** Start of Provided data **

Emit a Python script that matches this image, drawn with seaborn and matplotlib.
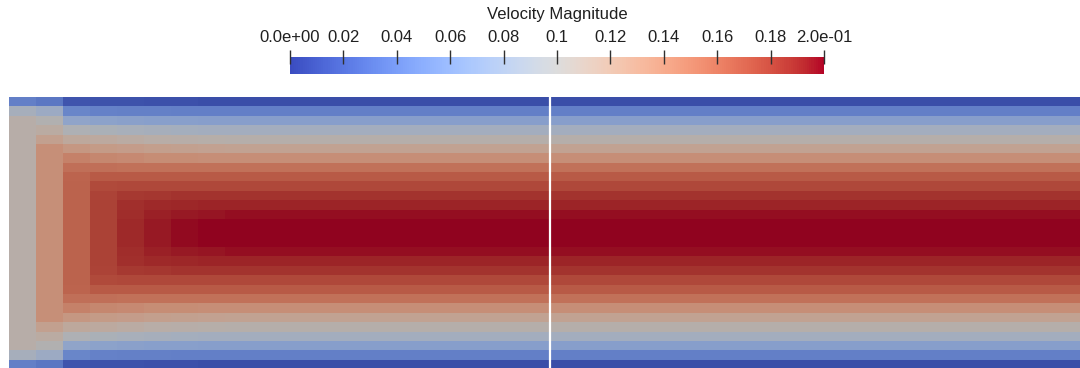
import numpy as np
import pandas as pd
import matplotlib
matplotlib.use("Agg")
import matplotlib.pyplot as plt
import matplotlib as mpl
from matplotlib.colors import ListedColormap, Normalize
import seaborn as sns

sns.set_theme(style="white")
plt.rcParams["font.family"] = ["Liberation Sans", "DejaVu Sans"]

# Velocity magnitude across half the channel height (wall row first, centreline last)
developed_half = [0.010, 0.040, 0.066, 0.088, 0.104, 0.120, 0.137, 0.156,
                  0.168, 0.177, 0.186, 0.192, 0.197, 0.203, 0.206]

# Entrance columns, inlet first: the profile develops from a flat inflow
inlet_half = [
    [0.040, 0.090, 0.106, 0.106, 0.106, 0.106, 0.106, 0.106, 0.106, 0.106, 0.106, 0.106, 0.106, 0.106, 0.106],
    [0.035, 0.082, 0.100, 0.110, 0.122, 0.136, 0.136, 0.136, 0.136, 0.136, 0.136, 0.136, 0.136, 0.136, 0.136],
    [0.014, 0.045, 0.072, 0.097, 0.114, 0.130, 0.146, 0.157, 0.163, 0.164, 0.164, 0.164, 0.164, 0.164, 0.164],
    [0.012, 0.042, 0.070, 0.094, 0.112, 0.127, 0.142, 0.157, 0.168, 0.176, 0.179, 0.180, 0.180, 0.180, 0.180],
    [0.012, 0.041, 0.068, 0.092, 0.109, 0.125, 0.140, 0.156, 0.168, 0.177, 0.184, 0.188, 0.189, 0.190, 0.190],
    [0.011, 0.041, 0.067, 0.090, 0.107, 0.123, 0.138, 0.156, 0.168, 0.177, 0.185, 0.190, 0.193, 0.195, 0.195],
    [0.011, 0.040, 0.067, 0.089, 0.106, 0.122, 0.138, 0.156, 0.168, 0.177, 0.186, 0.191, 0.195, 0.198, 0.198],
    [0.010, 0.040, 0.066, 0.088, 0.105, 0.121, 0.137, 0.156, 0.168, 0.177, 0.186, 0.192, 0.196, 0.200, 0.201],
    [0.010, 0.040, 0.066, 0.088, 0.104, 0.120, 0.137, 0.156, 0.168, 0.177, 0.186, 0.192, 0.197, 0.202, 0.203],
]
n_columns = 40

cbar_ticks = [0.0, 0.02, 0.04, 0.06, 0.08, 0.10, 0.12, 0.14, 0.16, 0.18, 0.20]
cbar_labels = ["0.0e+00", "0.02", "0.04", "0.06", "0.08", "0.1", "0.12",
               "0.14", "0.16", "0.18", "2.0e-01"]
cbar_title = "Velocity Magnitude"


def full_profile(half):
    half = np.asarray(half)
    return np.concatenate([half, half[-2::-1]])


columns = [full_profile(h) for h in inlet_half]
columns += [full_profile(developed_half)] * (n_columns - len(columns))
field = pd.DataFrame(np.column_stack(columns))

# Shaded surface: the lit mesh renders darker than the legend's colours
base = mpl.colormaps["coolwarm"](np.linspace(0, 1, 256))
shaded = base.copy()
shaded[:, :3] *= 0.80
shaded_cmap = ListedColormap(shaded)

W, H = 1080, 368
fig = plt.figure(figsize=(W / 100, H / 100), dpi=100)

x0, y0 = 9, 97
cell_w, cell_h = 27.05, 9.38
n_rows = field.shape[0]
ax = fig.add_axes([x0 / W, (H - (y0 + n_rows * cell_h)) / H,
                   n_columns * cell_w / W, n_rows * cell_h / H])
sns.heatmap(field, ax=ax, cmap=shaded_cmap, vmin=0.0, vmax=0.2, cbar=False,
            xticklabels=False, yticklabels=False, linewidths=0)
ax.axvline(20, color="white", lw=1.6)
ax.set_xlabel("")
ax.set_ylabel("")

# Colour legend
cax = fig.add_axes([290 / W, (H - 74) / H, 534 / W, 17 / H])
cb = fig.colorbar(mpl.cm.ScalarMappable(norm=Normalize(0, 0.2), cmap="coolwarm"),
                  cax=cax, orientation="horizontal", ticklocation="top")
cb.outline.set_visible(False)
cb.solids.set_zorder(0)
cax.set_axisbelow(False)
cb.set_ticks(cbar_ticks)
cb.set_ticklabels(cbar_labels)
cax.tick_params(axis="x", direction="inout", length=9.5, width=1.0, color="#303030",
                labelsize=12, labelcolor="#202020", pad=4)
cax.xaxis.set_ticks_position("top")
fig.text(557 / W, 1 - 15 / H, cbar_title, ha="center", va="center",
         fontsize=12, color="#202020")

fig.savefig("out.png", dpi=100)
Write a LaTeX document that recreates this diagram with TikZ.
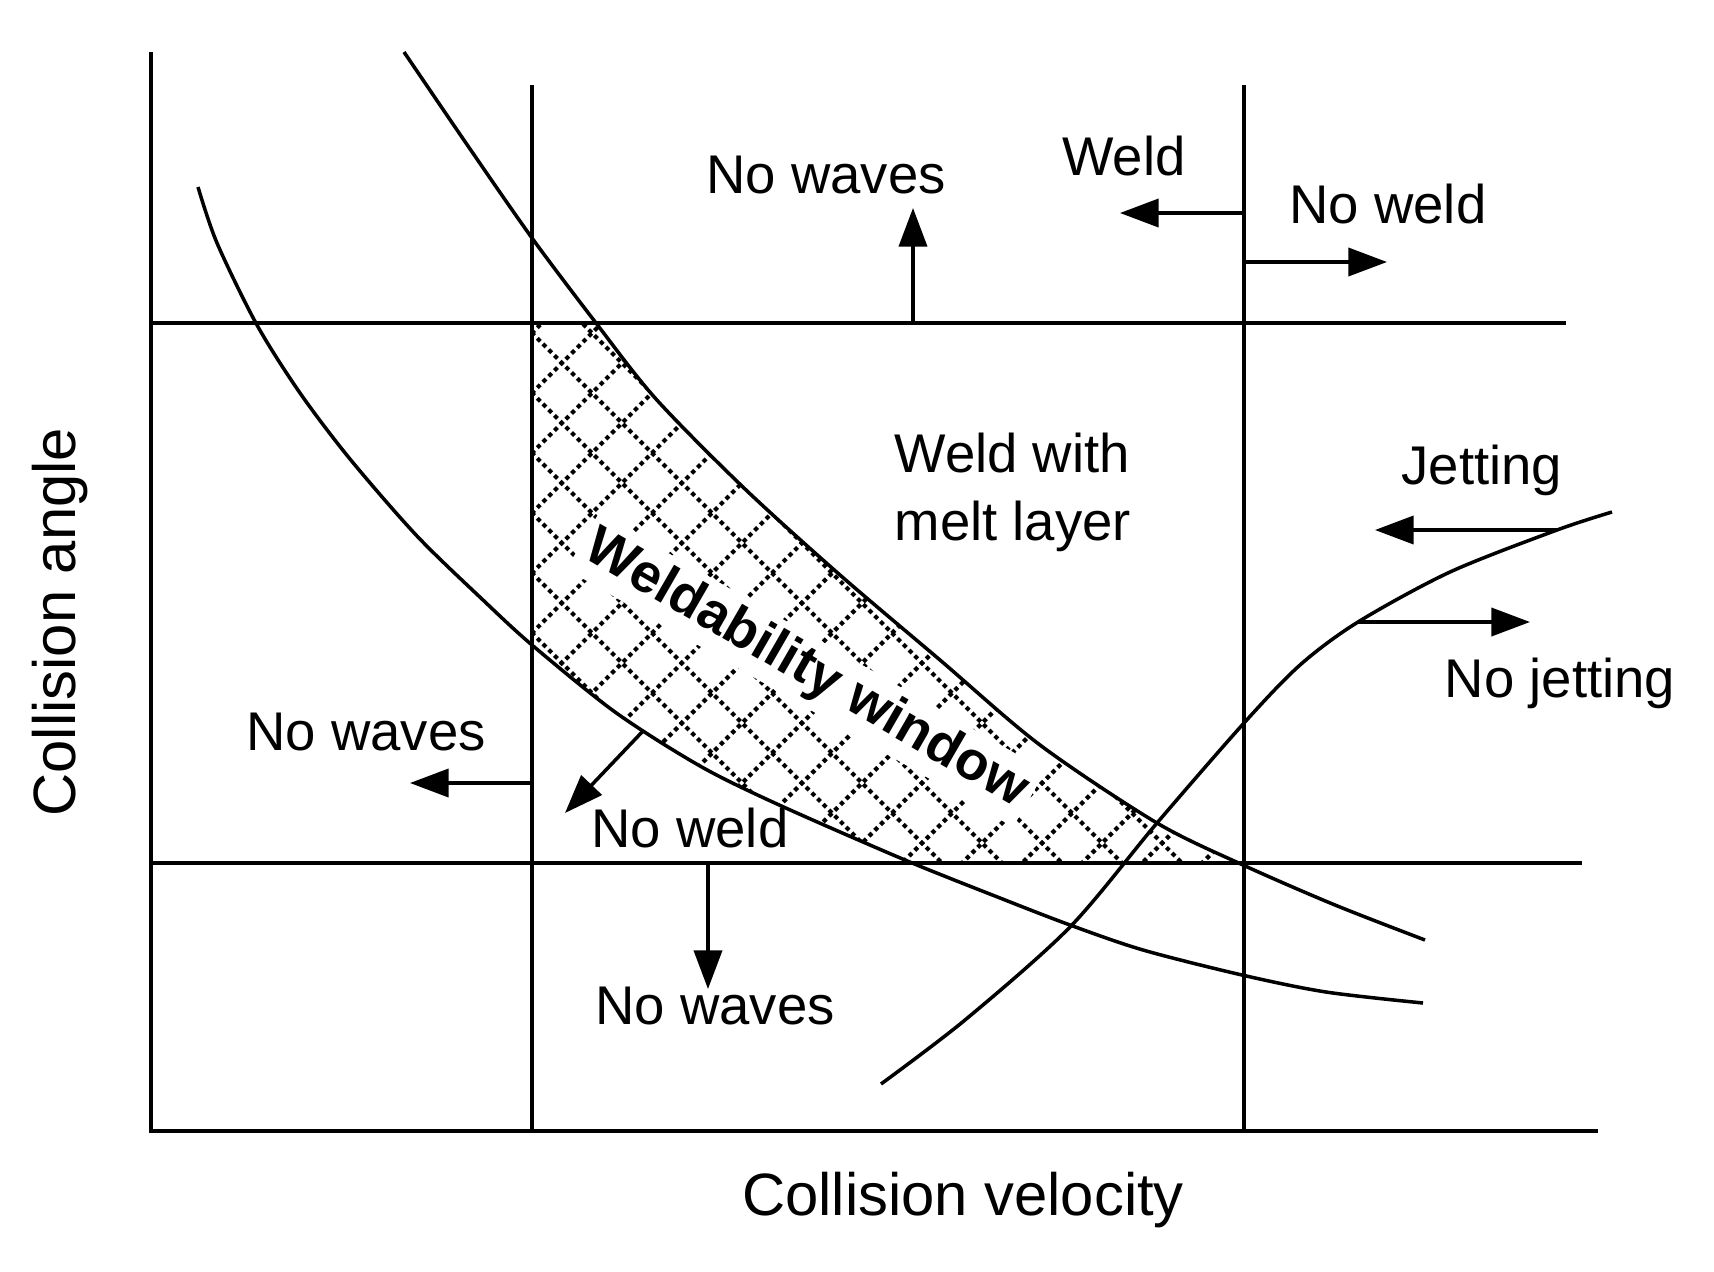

** End of Provided data **

### Task to carry out
Repeat only the lines from the beginning of the material through the line containing "import seaborn as sns", both ends kept, leaving pictures out.

### Worked answer
Emit a Python script that matches this image, drawn with seaborn and matplotlib.
import numpy as np
import pandas as pd
import matplotlib
matplotlib.use("Agg")
import matplotlib.pyplot as plt
import matplotlib as mpl
from matplotlib.colors import ListedColormap, Normalize
import seaborn as sns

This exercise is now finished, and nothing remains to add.